The fatal crash of an A400M air lifter in Spain on 9 May was caused by incorrectly installed engine control software, a senior Airbus Group official said.
Airbus chief strategy officer Marwan Lahoud told the German financial newspaper Handelsblatt, that the incorrect installation happened during final assembly of the aircraft, which led to engine failure resulting in crash.
He added that data from the flight data recorder which was shown to Airbus engineers confirmed the internal hypothesis that the aircraft had no problem.
''The black boxes attest to that there are no structural defects [with the aircraft], but we have a serious quality problem in the final assembly,'' Lahoud told the newspaper.
The news comes only days after Airbus CEO Tom Enders criticised Spanish agencies for not releasing flight recorder data.
''We would like to see the data and compare it with our hypothesis and proceed quickly to understand the causes of accident, so our aircraft can get back into the air,'' he told shareholders at the company's annual general meeting in Amsterdam on 27 May.
Four Airbus Defence and Space flight-test personnel were killed when MSN23, an A400M destined for the Turkish air force, crashed during its first flight from Seville's San Pablo Airport.
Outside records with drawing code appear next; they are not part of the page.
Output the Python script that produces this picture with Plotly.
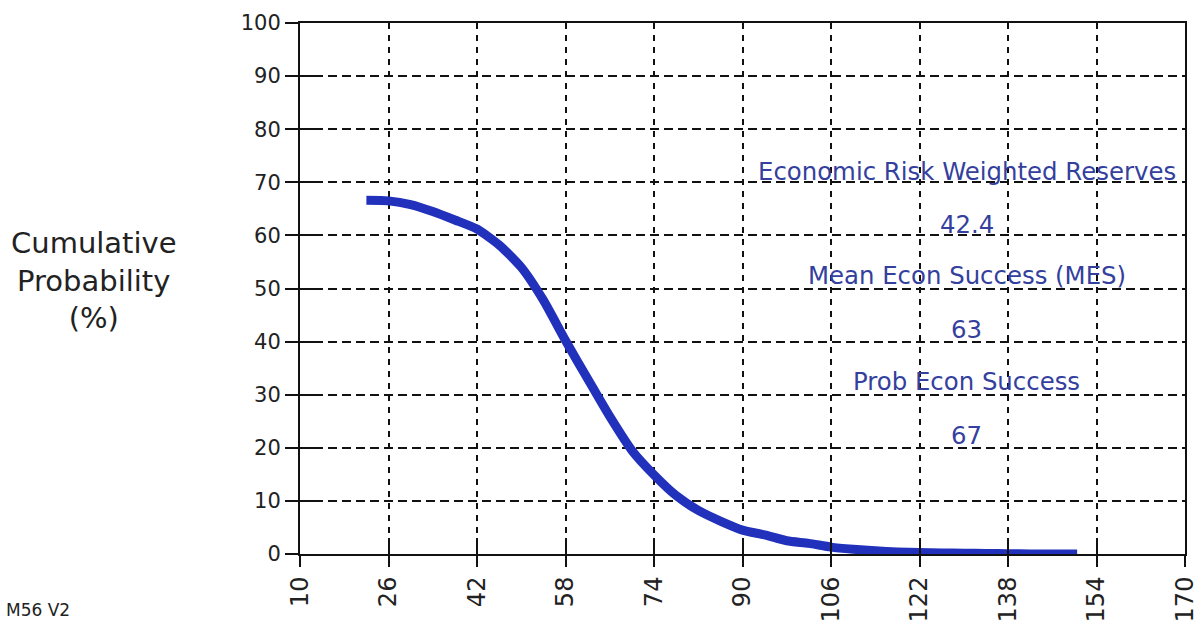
import plotly.graph_objects as go

# Cumulative probability curve (reserves on x, % on y)
reserves = [22, 26, 30, 34, 38, 42, 46, 50, 54, 58, 62, 66, 70, 74, 78, 82, 86, 90,
            94, 98, 102, 106, 110, 114, 118, 122, 126, 130, 134, 138, 142, 146, 150.5]
cum_prob = [66.6, 66.5, 65.8, 64.5, 62.9, 61.2, 58.2, 54.0, 47.8, 40.2, 33.0, 25.9,
            19.5, 14.9, 11.0, 8.2, 6.2, 4.5, 3.6, 2.5, 2.0, 1.3, 0.9, 0.6, 0.4, 0.3,
            0.2, 0.15, 0.1, 0.05, 0.0, 0.0, 0.0]

x_ticks = [10, 26, 42, 58, 74, 90, 106, 122, 138, 154, 170]
y_ticks = [0, 10, 20, 30, 40, 50, 60, 70, 80, 90, 100]

# Summary statistics shown inside the plot
stat_labels = ["Economic Risk Weighted Reserves", "42.4",
               "Mean Econ Success (MES)", "63",
               "Prob Econ Success", "67"]
stat_y = [72.1, 62.1, 52.4, 42.2, 32.4, 22.4]
stat_x = 130.5

FONT = "DejaVu Sans, Verdana, sans-serif"
TEXT_BLUE = "#343f9e"
CURVE_BLUE = "#2131bb"
INK = "#111111"

fig = go.Figure()
fig.add_trace(go.Scatter(
    x=reserves, y=cum_prob, mode="lines",
    line=dict(color=CURVE_BLUE, width=9, shape="spline", smoothing=0.6),
    hoverinfo="skip", showlegend=False,
))
# empty trace so the overlay axes (inner tick marks) get drawn
fig.add_trace(go.Scatter(x=[], y=[], xaxis="x2", yaxis="y2", showlegend=False))

for txt, yv in zip(stat_labels, stat_y):
    fig.add_annotation(x=stat_x, y=yv, text=txt, showarrow=False,
                       font=dict(family=FONT, size=24.4, color=TEXT_BLUE),
                       xanchor="center", yanchor="middle")

fig.add_annotation(xref="paper", yref="paper", x=-0.2328, y=0.516,
                   text="Cumulative<br>Probability<br>(%)", showarrow=False,
                   align="center", xanchor="center", yanchor="middle",
                   font=dict(family=FONT, size=29, color="#222222"))

fig.add_annotation(xref="paper", yref="paper", x=-0.335, y=-0.106,
                   text="M56 V2", showarrow=False, xanchor="left", yanchor="middle",
                   font=dict(family=FONT, size=17, color="#222222"))

axis_common = dict(showline=True, linecolor=INK, linewidth=2, mirror=True,
                   ticks="outside", tickcolor=INK, tickwidth=2,
                   zeroline=False, gridcolor=INK, gridwidth=2, automargin=False,
                   ticklabeloverflow="allow")

fig.update_layout(
    width=1197, height=621,
    margin=dict(l=300, r=12, t=23, b=67),
    paper_bgcolor="white", plot_bgcolor="white",
    xaxis=dict(range=[10, 170], tickvals=x_ticks, tickangle=-90, ticklen=11,
               griddash="6px,6px",
               tickfont=dict(family=FONT, size=24, color="#222222"), **axis_common),
    yaxis=dict(range=[0, 100], tickvals=y_ticks, ticklen=13,
               griddash="9px,5px",
               tickfont=dict(family=FONT, size=21, color="#222222"), **axis_common),
    xaxis2=dict(overlaying="x", matches="x", range=[10, 170], tickvals=x_ticks,
                ticks="inside", ticklen=16, tickwidth=2, tickcolor=INK,
                showticklabels=False, showgrid=False, zeroline=False,
                showline=False, anchor="y2", side="bottom"),
    yaxis2=dict(overlaying="y", matches="y", range=[0, 100], tickvals=y_ticks,
                ticks="inside", ticklen=17, tickwidth=2, tickcolor=INK,
                showticklabels=False, showgrid=False, zeroline=False,
                showline=False, anchor="x2", side="left"),
)

fig.write_html("out.html")
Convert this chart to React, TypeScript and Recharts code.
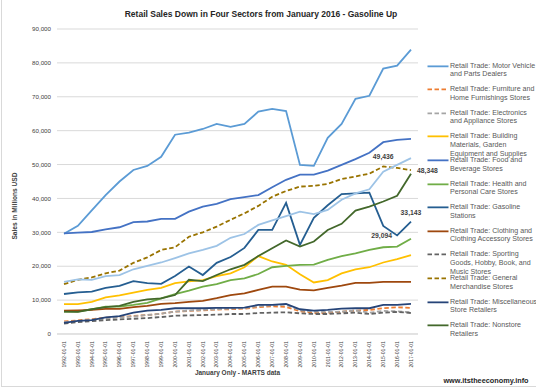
import React from 'react';
import { LineChart, Line, XAxis, YAxis, CartesianGrid, Legend } from 'recharts';

const years = [
  '1992-01-01', '1993-01-01', '1994-01-01', '1995-01-01', '1996-01-01', '1997-01-01', '1998-01-01',
  '1999-01-01', '2000-01-01', '2001-01-01', '2002-01-01', '2003-01-01', '2004-01-01', '2005-01-01',
  '2006-01-01', '2007-01-01', '2008-01-01', '2009-01-01', '2010-01-01', '2011-01-01', '2012-01-01',
  '2013-01-01', '2014-01-01', '2015-01-01', '2016-01-01', '2017-01-01',
];

const motorVehicle = [29600, 31900, 36500, 41000, 45000, 48400, 49600, 52300, 58800, 59400, 60500, 62000, 61100, 62000, 65600, 66400, 65800, 49900, 49600, 57900, 62000, 69400, 70300, 78300, 79200, 83900];
const furniture = [3700, 4000, 4400, 4800, 5000, 5300, 5600, 6000, 6600, 6800, 7000, 7200, 7300, 7500, 7900, 8200, 8000, 6700, 6200, 6200, 6600, 6900, 7100, 7600, 7900, 7700];
const electronics = [3500, 3800, 4200, 4600, 4900, 5200, 5600, 6000, 6600, 6900, 7100, 7300, 7500, 7700, 8200, 8500, 8600, 7000, 6600, 6500, 6600, 6900, 6300, 6800, 6700, 6400];
const building = [8800, 8800, 9500, 10800, 11400, 12200, 13000, 13600, 15000, 15500, 15900, 17100, 17900, 19700, 23000, 21400, 20400, 17600, 15200, 15900, 17900, 19100, 19700, 21100, 22100, 23300];
const foodBeverage = [29700, 29900, 30100, 30900, 31500, 33000, 33200, 34000, 34000, 36100, 37600, 38400, 39800, 40400, 41000, 43300, 45500, 47000, 47000, 48200, 49900, 51600, 53500, 56600, 57300, 57600];
const health = [6600, 6600, 7300, 8100, 8100, 8600, 9200, 10500, 11800, 12800, 14000, 14700, 15900, 16400, 17700, 19700, 20100, 20400, 20500, 21900, 23000, 23800, 24800, 25600, 25800, 28100];
const gasoline = [11800, 12300, 12500, 13600, 14200, 15600, 15000, 14800, 17100, 19900, 17400, 21000, 22700, 25400, 30700, 30700, 38700, 26300, 34300, 38000, 41300, 41500, 41700, 31900, 29094, 33143];
const clothing = [6900, 7000, 7100, 7400, 7400, 7900, 8300, 8900, 9100, 9500, 9800, 10600, 11500, 12000, 13000, 14000, 14000, 13100, 12900, 13600, 14300, 15100, 15100, 15400, 15400, 15400];
const sporting = [3100, 3500, 3800, 4100, 4300, 4500, 4700, 5000, 5400, 5500, 5600, 5700, 5900, 5900, 6200, 6300, 6400, 6100, 5900, 5900, 6100, 6300, 5900, 6300, 6500, 6200];
const generalMerch = [14700, 16000, 16700, 17900, 18700, 21000, 22600, 24800, 25600, 28700, 30000, 31700, 33700, 35600, 37800, 40500, 42200, 43500, 43700, 44300, 45700, 46500, 47300, 49436, 49000, 48348];
const misc = [3300, 3900, 4100, 4900, 5300, 6300, 6900, 7100, 7600, 7600, 7600, 7700, 7700, 7800, 8600, 8600, 8900, 7300, 6900, 7100, 7500, 7600, 7600, 8600, 8600, 8900];
const nonstore = [6600, 6500, 7300, 7900, 8300, 9500, 10200, 10500, 11500, 16000, 15600, 17400, 19100, 20400, 23000, 25300, 27600, 25800, 27300, 30700, 32500, 36400, 37600, 39100, 40800, 47300];
const foodServices = [15400, 16100, 16000, 17100, 17400, 19100, 20100, 21100, 22400, 23800, 24800, 26000, 28400, 29500, 32200, 33500, 34800, 36100, 35400, 36600, 39600, 41500, 42700, 47900, 49900, 51900];

const yTicks = [0, 10000, 20000, 30000, 40000, 50000, 60000, 70000, 80000, 90000];

const seriesNames = [
  'Retail Trade: Motor Vehicle\nand Parts Dealers',
  'Retail Trade: Furniture and\nHome Furnishings Stores',
  'Retail Trade: Electronics\nand Appliance Stores',
  'Retail Trade: Building\nMaterials, Garden\nEquipment and Supplies',
  'Retail Trade: Food and\nBeverage Stores',
  'Retail Trade: Health and\nPersonal Care Stores',
  'Retail Trade: Gasoline\nStations',
  'Retail Trade: Clothing and\nClothing Accessory Stores',
  'Retail Trade: Sporting\nGoods, Hobby, Book, and\nMusic Stores',
  'Retail Trade: General\nMerchandise Stores',
  'Retail Trade: Miscellaneous\nStore Retailers',
  'Retail Trade: Nonstore\nRetailers',
  'Retail Trade: Food Services and Drinking Places',
];
const seriesValues = [motorVehicle, furniture, electronics, building, foodBeverage, health, gasoline, clothing, sporting, generalMerch, misc, nonstore, foodServices];
const seriesColors = ['#5B9BD5', '#ED7D31', '#A5A5A5', '#FFC000', '#4472C4', '#70AD47', '#255E91', '#9E480E', '#636363', '#997300', '#264478', '#43682B', '#9DC3E6'];
const seriesDashed = [false, true, true, false, false, false, false, false, true, true, false, false, false];
const seriesInLegend = [true, true, true, true, true, true, true, true, true, true, true, true, false];

// data labels: series index -> { year index: position }
const dataLabels: Record<number, Record<number, string>> = {
  9: { 23: 'top', 25: 'right' },
  6: { 24: 'left', 25: 'top' },
};

const data = years.map((y, i) => {
  const row: Record<string, any> = { year: y };
  seriesValues.forEach((vals, s) => { row['s' + s] = vals[i]; });
  return row;
});

const FONT = '"Liberation Sans", Arial, sans-serif';
const DASH = '4.5 2.5';

const fmt = (v: number) => v.toLocaleString('en-US');

const makeLabel = (s: number) => (props: any) => {
  const { x, y, index, value } = props;
  const spec = dataLabels[s];
  if (!spec || spec[index] === undefined) return <g key={'l' + s + '-' + index} />;
  const pos = spec[index];
  let tx = x, ty = y, anchor: any = 'middle';
  if (pos === 'top') { ty = y - 7; }
  if (pos === 'left') { tx = x - 5; anchor = 'end'; ty = y + 3; }
  if (pos === 'right') { tx = x + 6; anchor = 'start'; ty = y + 2.5; }
  return (
    <text key={'l' + s + '-' + index} x={tx} y={ty} textAnchor={anchor} fontSize={6.8} fontWeight="bold" fill="#404040" fontFamily={FONT}>
      {fmt(value)}
    </text>
  );
};

const XTick = (props: any) => {
  const { x, y, payload } = props;
  return (
    <text x={x} y={y} transform={`rotate(-90, ${x}, ${y})`} textAnchor="end" dy="0.35em" fontSize={5.2} fill="#404040" fontFamily={FONT}>
      {payload.value}
    </text>
  );
};

const LegendContent = () => (
  <div style={{ position: 'relative', width: 109, height: 280, fontFamily: FONT }}>
    {seriesNames.map((name, i) => {
      if (!seriesInLegend[i]) return null;
      return (
        <div key={i} style={{ position: 'absolute', left: 0, top: i * 23.6, width: 109 }}>
          <svg width={22} height={9} style={{ position: 'absolute', left: 0, top: 0 }}>
            <line x1={0.5} y1={4.35} x2={21.5} y2={4.35} stroke={seriesColors[i]} strokeWidth={1.8}
              strokeDasharray={seriesDashed[i] ? DASH : undefined} />
          </svg>
          <div style={{ position: 'absolute', left: 23, top: 0, fontSize: 7.1, lineHeight: '8.7px', color: '#595959', whiteSpace: 'pre' }}>
            {name}
          </div>
        </div>
      );
    })}
  </div>
);

export default function App() {
  return (
    <div style={{ position: 'absolute', left: 0, top: 0, width: 536, height: 389, background: '#fff', overflow: 'hidden', fontFamily: FONT }}>
      <LineChart width={536} height={389} data={data} margin={{ top: 29, right: 118, bottom: 0, left: 0 }}>
        <CartesianGrid vertical={false} stroke="#D9D9D9" strokeWidth={1} />
        <XAxis dataKey="year" interval={0} tick={<XTick />} tickLine={false} tickSize={0} tickMargin={7}
          axisLine={{ stroke: '#D9D9D9' }} height={55} padding={{ left: 7, right: 7 }} />
        <YAxis domain={[0, 90000]} ticks={yTicks} tickFormatter={fmt} width={57} axisLine={false} tickLine={false}
          tickSize={0} tickMargin={6} tick={{ fontSize: 6.2, fill: '#404040', fontFamily: FONT }} interval={0} />
        <Legend layout="vertical" align="center" verticalAlign="middle" width={109}
          wrapperStyle={{ left: 427, top: 61.6, width: 109 }} content={<LegendContent />} />
        {seriesNames.map((name, s) => (
          <Line key={s} type="linear" dataKey={'s' + s} name={name.replace(/\n/g, ' ')} stroke={seriesColors[s]}
            strokeWidth={1.8} strokeDasharray={seriesDashed[s] ? DASH : undefined} dot={false} activeDot={false}
            isAnimationActive={false} legendType={seriesInLegend[s] ? 'line' : 'none'}
            label={dataLabels[s] ? makeLabel(s) : false} />
        ))}
      </LineChart>
      <div style={{ position: 'absolute', left: 261, top: 14, transform: 'translate(-50%,-50%)', fontSize: 8.5, fontWeight: 'bold', color: '#262626', whiteSpace: 'nowrap', lineHeight: 1 }}>
        Retail Sales Down in Four Sectors from January 2016 - Gasoline Up
      </div>
      <div style={{ position: 'absolute', left: 15, top: 206, transform: 'translate(-50%,-50%) rotate(-90deg)', fontSize: 6.6, fontWeight: 'bold', color: '#404040', whiteSpace: 'nowrap', lineHeight: 1 }}>
        Sales in Millions USD
      </div>
      <div style={{ position: 'absolute', left: 237.5, top: 373, transform: 'translate(-50%,-50%)', fontSize: 6.5, fontWeight: 'bold', color: '#404040', whiteSpace: 'nowrap', lineHeight: 1 }}>
        January Only - MARTS data
      </div>
      <div style={{ position: 'absolute', left: 486, top: 381, transform: 'translate(-50%,-50%)', fontSize: 7.3, fontWeight: 'bold', color: '#262626', whiteSpace: 'nowrap', lineHeight: 1 }}>
        www.itstheeconomy.info
      </div>
      <div style={{ position: 'absolute', left: 1, top: 0, width: 1, height: 387, background: '#D9D9D9' }} />
      <div style={{ position: 'absolute', left: 1, top: 386, width: 535, height: 1, background: '#D9D9D9' }} />
    </div>
  );
}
The company's defence and space division however cautioned that it was still too early to draw any conclusions from the accident and full results of the investigation were needed in order have the full picture.
"Like all accidents, it will certainly be a combination of issues and not one single cause."
However, an independent, internal test by the company earlier this month showed similar technical shortcomings. The test warned of a bug in the Electronic Control Units (ECU), which controlled how the A400M's engines operate.
An expert told AFP on the condition of anonymity, that such glitches could indeed lead to a loss of control of engine power leading to a crash.
The disaster led the UK, Germany, Malaysia, Spain and to ground their planes, till the Spanish-led investigation concluded. According to the group, however, other A400M aircrafts currently in service had all been subject to check and were "100 per cent protected from this failure."